On iPhone: Save chapter PDFs to your Files app inside a named folder under "On My iPhone" for offline access, or inside iCloud Drive for cross-device access.
Naming convention matters: Use a leading number for natural sorting: Ch01_Introduction.pdf, Ch02_Foundations.pdf. Without a leading number, files sort alphabetically: Chapter 10 sorts before Chapter 2.
Keep the full file somewhere accessible: Don't delete the original merged textbook after splitting. Store it on a computer or cloud drive. If you need a chapter you didn't extract, the source is still there.

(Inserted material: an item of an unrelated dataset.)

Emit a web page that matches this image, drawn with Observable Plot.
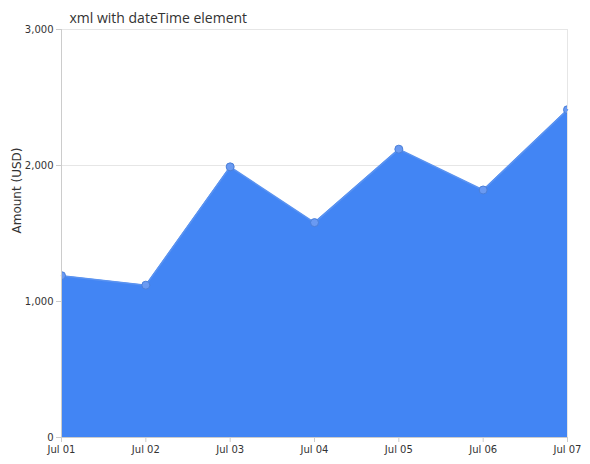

When to Compress Instead of Split
If your primary concern is battery life and opening speed rather than storage, compression may be a more efficient first step. A 200 MB scanned textbook often compresses to 60–80 MB, which opens and renders noticeably faster on mobile.
For very large files where both storage and performance are concerns, compress first then split — individual chapter files will be even smaller and faster than splitting the uncompressed original.
To go the other direction and combine chapters you've already split, see our guide on merging scanned PDF book chapters for easier reading.
FAQ
What if a chapter spans non-sequential pages?
Enter ranges as comma-separated values: 72-88, 91-109 to extract pages 72 through 88 and pages 91 through 109 as one file.
Will splitting damage the content of the chapters I extract?
No. The split operation extracts pages as-is — font data, image quality, text encoding, and annotations are preserved exactly.
I split chapter 3 but the first page is actually the last page of chapter 2. How do I fix this?
Your page range extended one page too early. Re-split using the corrected start page after checking the actual page boundary in the full file.
Is there a limit to how many times I can split the same file?
No. You can upload the full file as many times as needed and extract different ranges each time.
Can I merge select chapters back together for a focused study session?
Yes. Take the individual chapter files and run them through QuickyDesk's Merge PDF tool. Upload the chapters in order, merge, and download a custom reading bundle.